#### Task requirements:
Find and return each line containing "code".

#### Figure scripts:
>>>
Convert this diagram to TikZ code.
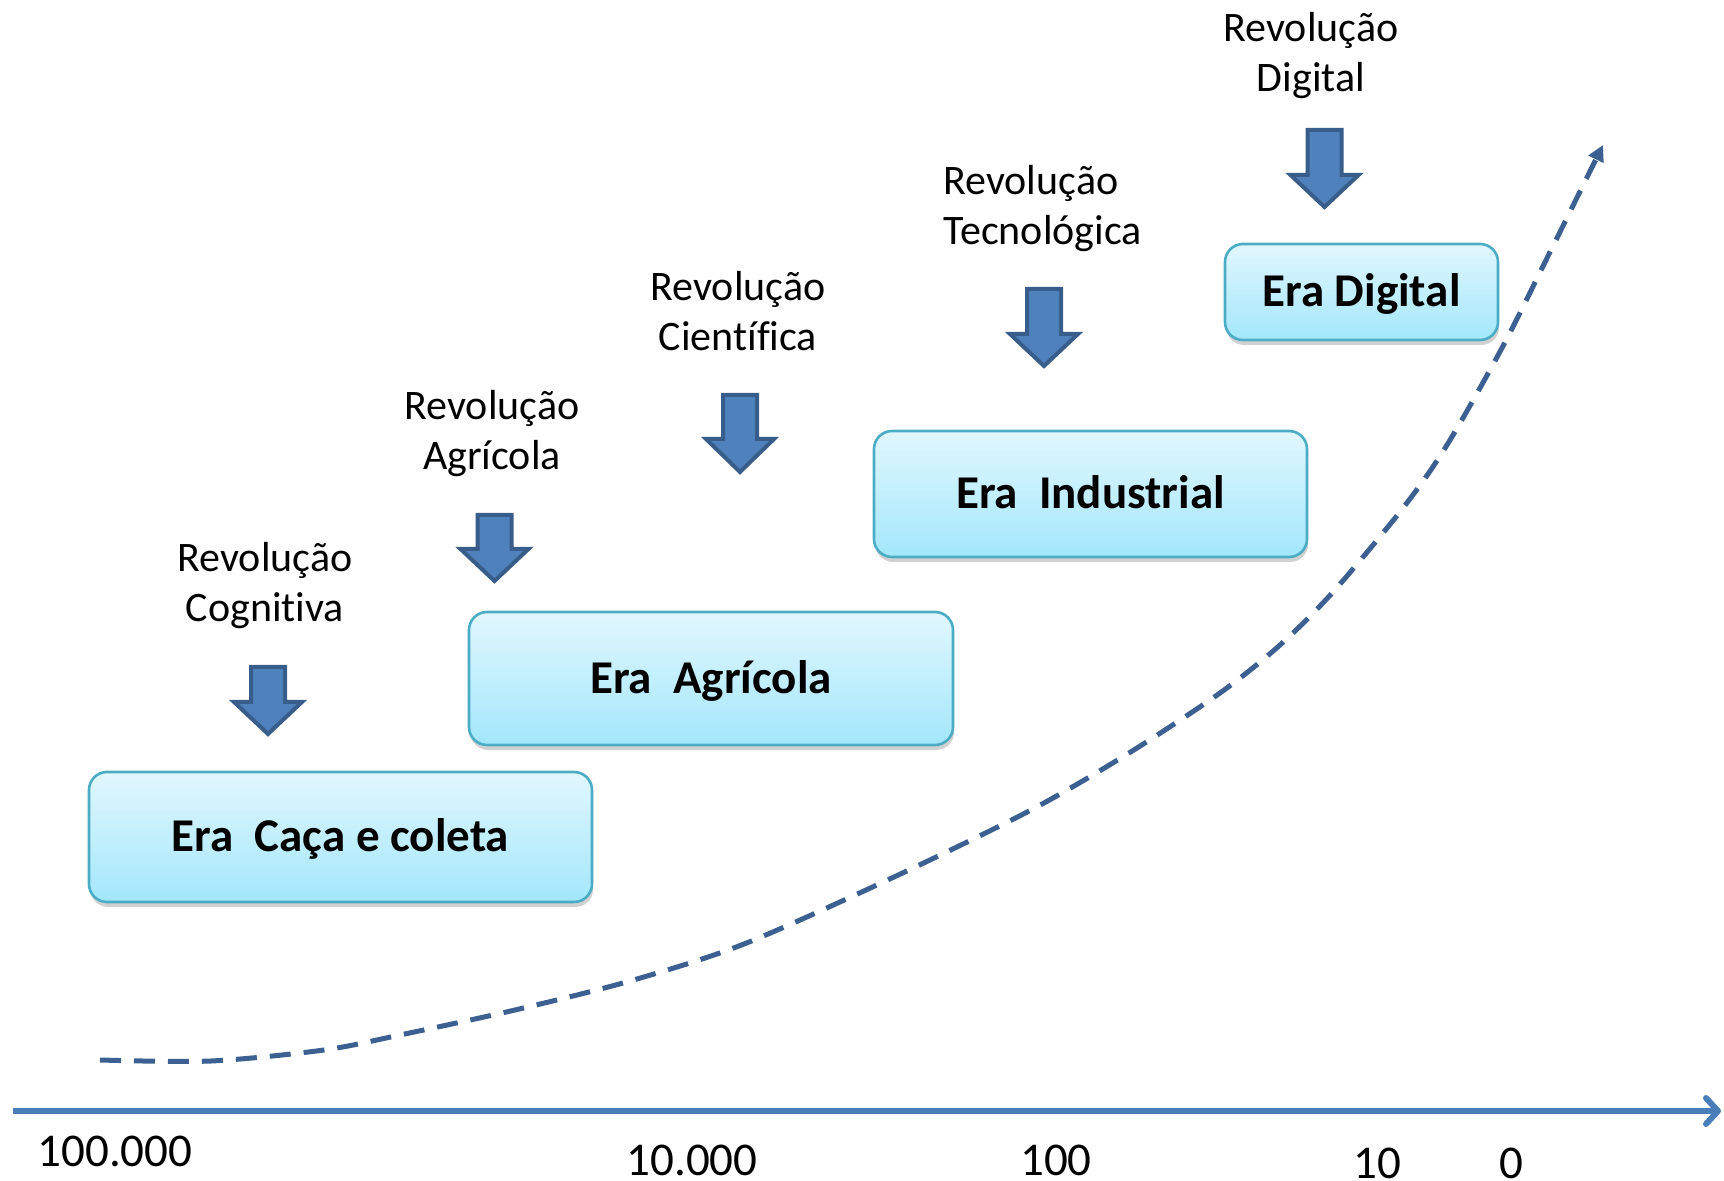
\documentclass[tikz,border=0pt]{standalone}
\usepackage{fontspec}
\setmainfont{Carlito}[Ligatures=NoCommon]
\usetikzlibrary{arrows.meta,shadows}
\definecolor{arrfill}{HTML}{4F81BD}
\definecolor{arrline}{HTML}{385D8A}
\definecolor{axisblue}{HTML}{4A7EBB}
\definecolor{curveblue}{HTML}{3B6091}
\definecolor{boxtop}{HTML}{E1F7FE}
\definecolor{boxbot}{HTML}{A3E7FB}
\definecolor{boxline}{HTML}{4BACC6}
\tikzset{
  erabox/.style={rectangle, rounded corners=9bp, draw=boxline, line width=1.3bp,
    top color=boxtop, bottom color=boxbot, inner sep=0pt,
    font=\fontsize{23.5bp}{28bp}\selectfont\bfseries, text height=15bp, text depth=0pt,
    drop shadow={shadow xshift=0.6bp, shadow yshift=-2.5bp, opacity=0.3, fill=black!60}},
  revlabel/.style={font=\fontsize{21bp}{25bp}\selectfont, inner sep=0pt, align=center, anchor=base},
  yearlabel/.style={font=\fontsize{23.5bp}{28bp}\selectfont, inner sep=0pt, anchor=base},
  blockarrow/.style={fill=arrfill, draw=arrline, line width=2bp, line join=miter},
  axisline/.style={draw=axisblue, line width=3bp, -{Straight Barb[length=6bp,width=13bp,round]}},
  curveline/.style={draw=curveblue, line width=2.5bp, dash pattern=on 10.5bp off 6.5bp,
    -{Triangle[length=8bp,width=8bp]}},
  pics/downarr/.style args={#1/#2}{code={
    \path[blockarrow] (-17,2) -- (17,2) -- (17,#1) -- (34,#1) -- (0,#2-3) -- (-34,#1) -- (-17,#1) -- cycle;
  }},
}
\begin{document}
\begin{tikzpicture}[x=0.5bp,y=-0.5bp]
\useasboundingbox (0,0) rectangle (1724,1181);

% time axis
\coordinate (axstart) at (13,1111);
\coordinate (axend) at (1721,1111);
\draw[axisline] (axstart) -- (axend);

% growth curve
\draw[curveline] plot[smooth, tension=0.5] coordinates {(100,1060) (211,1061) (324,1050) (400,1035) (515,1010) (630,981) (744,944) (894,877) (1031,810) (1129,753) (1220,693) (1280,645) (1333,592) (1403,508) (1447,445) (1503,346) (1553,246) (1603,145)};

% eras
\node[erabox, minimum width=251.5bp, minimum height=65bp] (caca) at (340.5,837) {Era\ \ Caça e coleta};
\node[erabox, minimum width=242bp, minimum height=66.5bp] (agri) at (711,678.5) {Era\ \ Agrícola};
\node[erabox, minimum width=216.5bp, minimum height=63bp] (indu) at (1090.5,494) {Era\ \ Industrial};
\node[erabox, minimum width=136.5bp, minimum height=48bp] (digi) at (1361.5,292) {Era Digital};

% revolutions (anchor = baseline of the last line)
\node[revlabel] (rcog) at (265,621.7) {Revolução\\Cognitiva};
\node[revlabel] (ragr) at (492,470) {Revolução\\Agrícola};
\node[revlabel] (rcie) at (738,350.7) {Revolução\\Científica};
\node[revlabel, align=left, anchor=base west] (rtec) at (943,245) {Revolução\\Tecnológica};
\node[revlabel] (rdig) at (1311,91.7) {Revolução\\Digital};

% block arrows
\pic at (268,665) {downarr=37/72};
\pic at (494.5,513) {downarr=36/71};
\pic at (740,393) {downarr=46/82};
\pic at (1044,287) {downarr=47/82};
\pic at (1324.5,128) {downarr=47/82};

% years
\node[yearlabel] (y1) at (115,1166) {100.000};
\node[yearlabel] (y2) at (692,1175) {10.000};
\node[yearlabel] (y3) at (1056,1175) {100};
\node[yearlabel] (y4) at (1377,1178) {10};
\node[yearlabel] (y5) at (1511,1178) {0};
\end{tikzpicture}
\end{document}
<<<
>>>
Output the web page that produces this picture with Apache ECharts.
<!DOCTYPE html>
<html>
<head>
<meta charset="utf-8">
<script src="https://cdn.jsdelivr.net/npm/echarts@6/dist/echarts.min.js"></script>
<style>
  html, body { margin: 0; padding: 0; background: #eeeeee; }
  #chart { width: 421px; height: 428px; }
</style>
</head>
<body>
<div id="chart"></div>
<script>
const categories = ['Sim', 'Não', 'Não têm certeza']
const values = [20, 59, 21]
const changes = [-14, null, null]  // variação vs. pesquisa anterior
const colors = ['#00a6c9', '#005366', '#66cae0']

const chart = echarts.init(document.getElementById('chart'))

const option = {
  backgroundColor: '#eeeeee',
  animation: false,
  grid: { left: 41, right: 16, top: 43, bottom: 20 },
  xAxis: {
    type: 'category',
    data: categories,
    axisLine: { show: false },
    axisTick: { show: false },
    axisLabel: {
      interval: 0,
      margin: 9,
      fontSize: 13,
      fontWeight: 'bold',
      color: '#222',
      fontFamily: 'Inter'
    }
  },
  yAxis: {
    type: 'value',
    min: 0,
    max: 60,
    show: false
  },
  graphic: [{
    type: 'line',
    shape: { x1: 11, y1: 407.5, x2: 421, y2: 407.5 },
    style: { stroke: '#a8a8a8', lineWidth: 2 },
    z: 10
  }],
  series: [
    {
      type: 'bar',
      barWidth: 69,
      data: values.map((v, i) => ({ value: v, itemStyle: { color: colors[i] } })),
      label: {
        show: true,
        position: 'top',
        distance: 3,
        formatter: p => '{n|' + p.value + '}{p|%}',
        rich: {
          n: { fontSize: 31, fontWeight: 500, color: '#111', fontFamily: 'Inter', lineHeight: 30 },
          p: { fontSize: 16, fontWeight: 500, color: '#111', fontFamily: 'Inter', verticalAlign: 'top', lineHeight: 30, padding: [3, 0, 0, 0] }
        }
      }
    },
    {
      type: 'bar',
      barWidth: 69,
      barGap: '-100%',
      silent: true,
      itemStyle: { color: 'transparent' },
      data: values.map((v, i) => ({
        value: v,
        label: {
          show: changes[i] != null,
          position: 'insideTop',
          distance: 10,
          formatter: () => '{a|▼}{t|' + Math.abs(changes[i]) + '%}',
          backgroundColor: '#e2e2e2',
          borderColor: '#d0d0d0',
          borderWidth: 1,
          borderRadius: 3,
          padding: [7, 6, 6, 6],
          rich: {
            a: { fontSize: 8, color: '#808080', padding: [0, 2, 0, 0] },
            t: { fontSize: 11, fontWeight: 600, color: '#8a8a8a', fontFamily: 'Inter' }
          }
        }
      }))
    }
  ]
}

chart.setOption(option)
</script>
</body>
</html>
<<<
#### Finished exercise:
Convert this diagram to TikZ code.
  pics/downarr/.style args={#1/#2}{code={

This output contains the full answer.